Guatemala y Nicaragua cerraron agosto con coyunturas marcadas por una forma de hacer política que no cede terreno a la democratización, la transparencia y la justicia. El Gobierno de Daniel Ortega expulsó a la misión del Alto Comisionado de las Naciones Unidas para los Derechos Humanos. En Guatemala, el Ejecutivo anunció la suspensión de la Comisión Internacional Contra la Impunidad (Cicig), con 12 años de labor. Pese a que discursivamente se presentan en las antípodas, los dos Gobiernos están hermanados por sus actos.
Ortega anunció la suspensión de la misión de la ONU dos días después de que esta emitiera un duro informe contra su Gobierno por las violaciones a los derechos humanos y la represión desatadas desde el 18 de abril, día en que inició la movilización social en contra del régimen. La misión había sido invitada por el mismo Ortega, pero al darse cuenta de que el informe confirmaba las denuncias de represión, asesinatos y graves violaciones a los derechos humanos, decidió expulsarla, dejando claro una vez más que lo suyo es una dictadura. Una dictadura que paradójicamente algunos abanderados de causas populares en El Salvador tratan de justificar. Pero lo que sucede en Nicaragua es indefendible. Con su informe, la ONU no hace más que confirmar lo que han denunciado los estudiantes, la Iglesia católica y diversos organismos y sectores nicaragüenses. Al clamor ciudadano, el Gobierno responde con violencia y persecución.
En Guatemala, Jimmy Morales, otro sepulturero de la esperanza de cambio, decidió suspender a la instancia internacional que hizo posible en su país lo que por décadas fue impensable. El trabajo de la Cicig, de la mano del Ministerio Público, destapó graves casos de corrupción pública y de violaciones a derechos humanos. Altos mandos militares, jefes policiales, funcionarios de mediano rango, ministros, un presidente y una vicepresidenta figuran en el listado de los que fueron acusados y condenados. En agosto de 2017, el cómico que devino en presidente intentó declarar persona no grata a Iván Velásquez, jefe de la Cicig, cuando la instancia internacional investigaba a Morales por recibir fondos del crimen organizado para su campaña electoral.
El 31 de agosto pasado, el mandatario anunció la suspensión del organismo y cuatro días después le prohibió a Velásquez entrar al país, argumentando que sus actuaciones afectan “la gobernabilidad, institucionalidad, justicia y paz” de la nación guatemalteca. En la comparecencia pública en la que anunció la suspensión de la Cicig, Morales apareció ante los medios rodeado de una parte de su gabinete, pero lo que resaltó fue el verde olivo de los miembros del Ejército. Así, el presidente actuó como vocero de los militares, otorgándoles un poder y protagonismo impropios.

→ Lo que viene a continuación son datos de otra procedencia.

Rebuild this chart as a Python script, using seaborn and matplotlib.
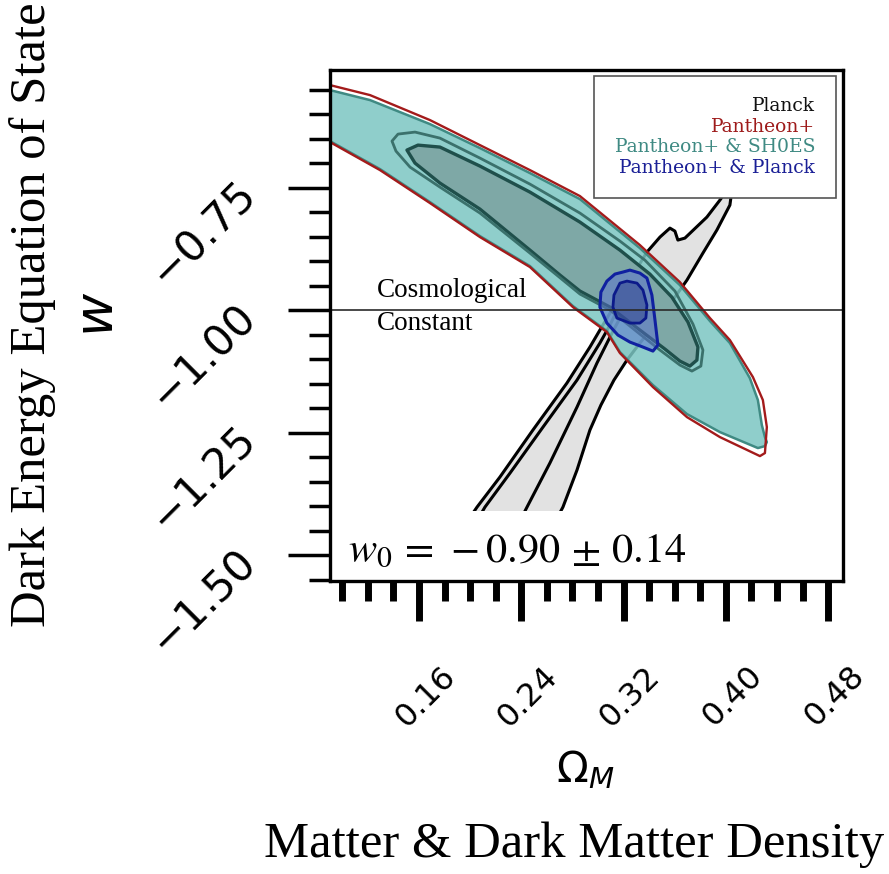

A lo que sucede en Nicaragua y Guatemala se suma la ilegitimidad del Gobierno hondureño y la lucha del movimiento social del vecino país por recuperar la institucionalidad después del fraude electoral. También se suma la actual coyuntura en El Salvador, en la que los partidos tradicionales se empeñan en convencer a los votantes de que han cambiado, de que no son los mismos corruptos de siempre, mientras cierran los ojos al pasado para perpetuar la impunidad. En la mayor parte de Centroamérica, el avance de la democracia vuelve a estar comprometido.